Adam Reynolds - 9 Once again, as he is every week, the best player in red and green. Every goddamn week he drags the team, kicking and screaming, into something resembling a competent football outfit. Sure he kicked one out on the full, after an absolute hospital pass from Cook. Otherwise, he did everything himself. The sight of Reynolds taking an intercept off his own line and racing downfield with nobody in support is the best visual analogy for Souths' 2019 season.
(12) Sam Burgess - 4 Busted his guts out, because that's who he is. Should never have been put in the side due to a shoulder which is held together with, I assume, Clag. Hopefully an off-season will allow him time to heal because Bennett sure as shit won't.
Damien Cook - 2 Saved the worst game of his career for the worst possible time. If there was a possible wrong option, he took it. Couldn't have played worse if he tried. Hospital passes, dumb kicks, running one way then stopping then running again then repeating the whole fucking square dance. Stop reading your own press. Against a team famous for their ability to strip the ball he spent the whole game dangling the pill out in front of him like a nervous flower girl and got punished for it. Should be forced to walk back to Sydney.
Liam Knight - 4 Had a decent game by his standards. By that I mean he didn't drop the ball 18 times. That's how low my opinion of Liam Knight is.
John Sutton - 9 Had an absolute belter of a game. An Adam Reynolds-esque level of looking around, sighing and saying "fine, I'll do it myself". The last game of his career, Sutts didn't deserve to go out like that. The rest of those clowns should be very ashamed of themselves.
Ethan Lowe - 6 Can someone call the Maroons and tell them we need Ethan Lowe back? He hasn't shown up since Origin 3 and we miss him.
Cameron Murray - 5 Ricky Stuart's game plan was to send so much work Murray's way that he couldn't perform his usual heroics. It worked. Bennett's counterplay was...I'm still trying to figure out if he had one.
(8) Tom Burgess - 5 Wasn't bad. Wasn't great. A very tradesman-like performance from Tom. Unfortunately, that still puts him in the top 10% of players in the side.
Tevita Tatola - 7 Had a solid game and did what was asked of him. Got within a millimetre of scoring the try that probably would have sealed the game, making him neck and neck with Reyno for the "painful metaphor for this embarrassing band of dickheads" award.
(17) Mark Nicholls - 7 Tackled hard. Ran harder. Did what a prop should. Also only played for 15 minutes. One can only imagine what might have happened if he played a few more. Perhaps some kind of trophy being held in the air next Sunday? Bennett, you're a fucking moron. Have I mentioned that?

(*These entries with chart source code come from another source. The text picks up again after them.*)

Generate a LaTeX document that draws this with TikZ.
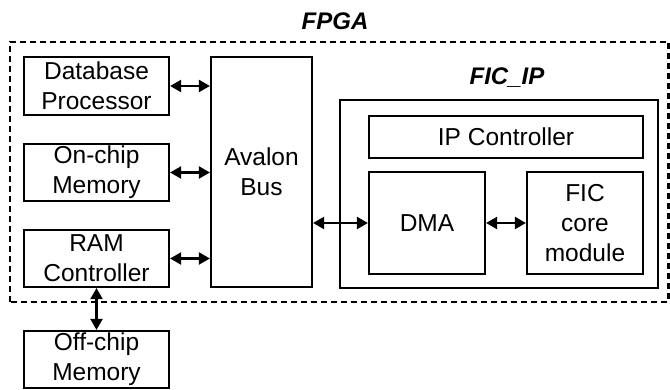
\documentclass[tikz,border=0pt]{standalone}
\usepackage{fontspec}
\setmainfont{Liberation Sans}
\usetikzlibrary{arrows.meta,positioning,calc}

\tikzset{
  blk/.style={draw,line width=2.2pt,align=center,inner sep=0pt,font=\fontsize{24.5}{30}\selectfont},
  link/.style={line width=2.2pt,{Triangle[length=11pt,width=12pt]}-{Triangle[length=11pt,width=12pt]}},
  title/.style={font=\fontsize{24}{28}\selectfont\bfseries\itshape}
}

\begin{document}
\begin{tikzpicture}[x=1pt,y=1pt]
  \useasboundingbox (0,0) rectangle (670,390);

  % FPGA region
  \draw[line width=2.8pt,dash pattern=on 6pt off 4pt] (10,88) rectangle (668.5,348);
  \node[title] (fpgalbl) at (335,369) {FPGA};

  % left column
  \node[blk,minimum width=145pt,minimum height=58pt] (dbproc) at (96.5,304) {Database\\Processor};
  \node[blk,minimum width=145pt,minimum height=57pt] (onchip) at (96.5,217.5) {On-chip\\Memory};
  \node[blk,minimum width=145pt,minimum height=57pt] (ramctl) at (96.5,131.5) {RAM\\Controller};
  \node[blk,minimum width=145pt,minimum height=57pt] (offchip) at (96.5,30.5) {Off-chip\\Memory};

  % bus
  \node[blk,minimum width=101pt,minimum height=230pt] (avalon) at (261.5,218) {Avalon\\Bus};

  % FIC_IP
  \node[blk,minimum width=318pt,minimum height=188pt] (ficip) at (499,196) {};
  \node[title] (ficlbl) at (507,312) {FIC\_IP};
  \node[blk,minimum width=274pt,minimum height=42pt] (ipctl) at (506,253) {IP Controller};
  \node[blk,minimum width=116pt,minimum height=102pt] (dma) at (427,167) {DMA};
  \node[blk,minimum width=116pt,minimum height=102pt] (ficcore) at (585,167) {FIC\\core\\module};

  % connections
  \draw[link] (dbproc.east) -- (dbproc.east -| avalon.west);
  \draw[link] (onchip.east) -- (onchip.east -| avalon.west);
  \draw[link] (ramctl.east) -- (ramctl.east -| avalon.west);
  \draw[link] (dma.west -| avalon.east) -- (dma.west);
  \draw[link] (dma.east) -- (ficcore.west);
  \draw[link] (ramctl.south) -- (offchip.north);
\end{tikzpicture}
\end{document}
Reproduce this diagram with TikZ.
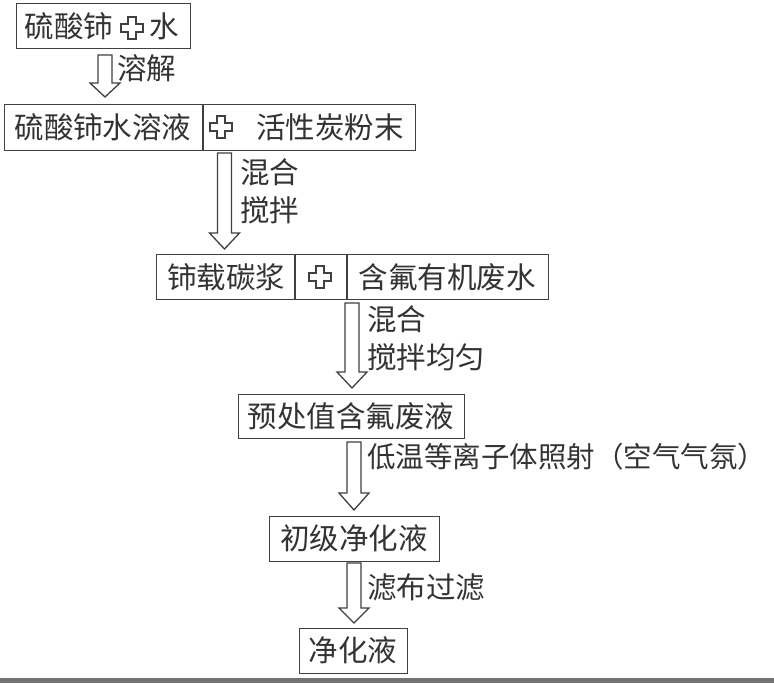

(20) Dean Britt - 8 Like Nicholls, had a really strong game. So strong that I wonder why he spent the majority of the year in reserve grade. Ah, yes, because the coach is a fuckwit. Of course. As is Souths policy for people who play well and aren't dipshits, he's been allowed to sign with the Bulldogs for next year.
Coach: Wayne Bennett
You absolute stain of a human. The game passed you by over a decade ago but you persist with believing you're in any way relevant. You should be forced to hand over every accolade you've ever received to Craig Bellamy, who is everything you pretend to be and more. The only way Souths will be free of this window-licker is with some kind of exorcism.